Fangtastic stuff from Mona the vampire, who goes public with her Little Vampire's Diary (Orchard Books pounds 8.99). In fact, this is really a recruitment drive for the Little Vampire Club, crammed full of inventive 3-D goodies (wolf dribble, used plasters, dead bugs) and activities (Vampire Vision X-ray specs, a Slugs-and-Centipedes board game, Mona's secret code) that will appeal to any confirmed tomboy aged 6 plus. But the wisdom of having our heroine fall in love is questionable; tough girls like Mona just don't kiss boys, however admirably beastly.
More power to Korky Paul's scalpel! He's come up with another triumph of cardboard engineering in the all-action stop-motion Dinner With Fox (by Stephen Wyllie, Tango Books pounds 8.99). Thin Red Fox looks glumly into his barren pantry and wonders where he'll find his next square meal. Naturally, the craftiness endemic in story-book foxes provides his answer: Thin Red Fox invites it to dinner.
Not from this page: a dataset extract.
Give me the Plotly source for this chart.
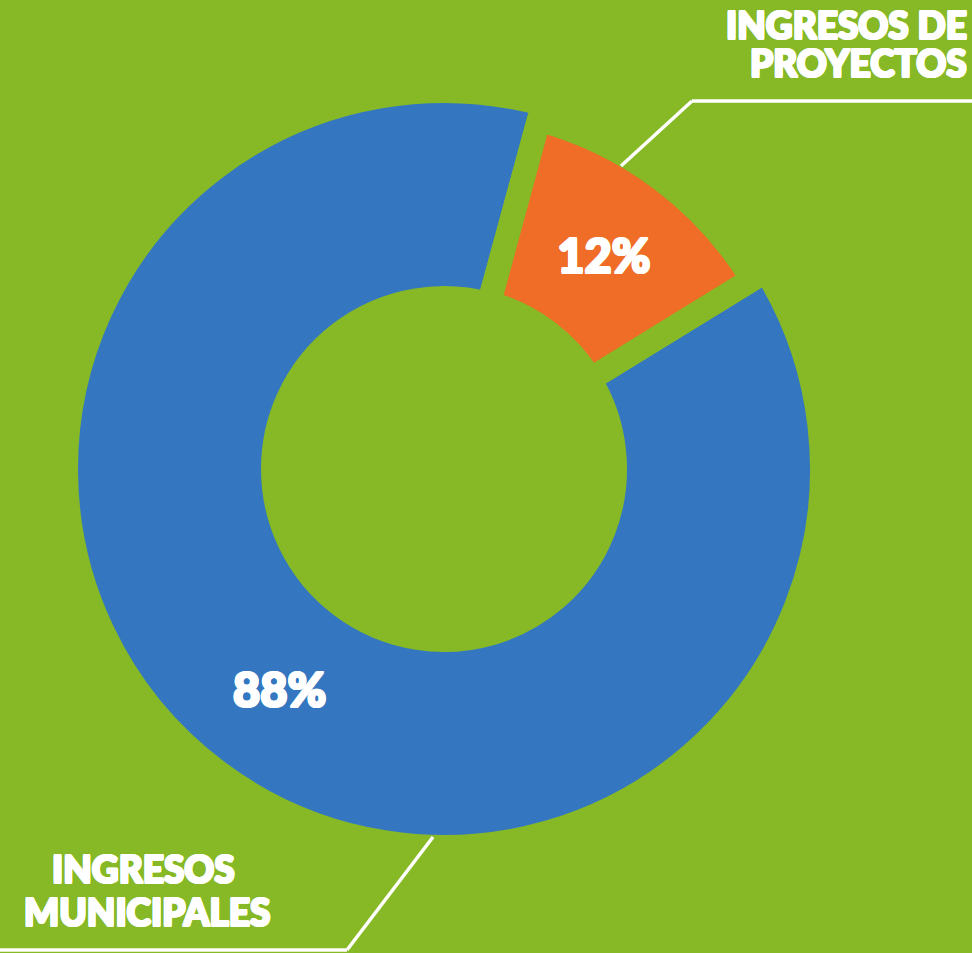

With detachable letters rendered in the most tongue-in-cheek manner ("I couldn't possibly enjoy it without the pleasure of your company... hugs and kisses, Plump Red Fox") Dinner With Fox combines a wealth of dynamic visual detail and should please all ages, though its comically laconic prose style is guaranteed to make grown-ups snicker.
Given the durability of the Egypt craze among slightly older children, Iain Smith's pop-up whodunnit, The Eye of the Pharaoh (Orchard pounds 12.99), is bound to suggest itself for a stocking near you. It has a full mystery to be solved, with clues and batty details in each flap, turn, cardboard construction and pull-out file. Ace girl reporter Anne Hackette leads the way into the pyramid of Kha-Putt; Ali-Bi breaks open the doors - but why is Harry Ford bound and wriggling inside a mummy case? The last flap reveals ... the answer.
Still in the Valley of the Kings, Ian Dicks and David Hawcock have produced Unwrap the Mummy (Tango pounds 9.99), a "Magnificent, Metre-high, Pop-up Mummy to Explore!" A very nasty idea, really, made little better by the cartoon treatment of the internal organs lurking under the various flaps. Never has the might and dignity of a great civilisation been made to seem so daft.
Sophisticated and straight-faced working pop-ups form 3-D models and contribute to the educational atmosphere of Action Robots (Tango pounds 11.99) by Tim Reeve and Gavin MacLeod. You get only a very few pages for your money, so there must be cheaper and more comprehensive routes to the information contained here, but it might fire the budding technological imagination and prove a good present for those over-9s who are in a mood to seem very grown-up this year.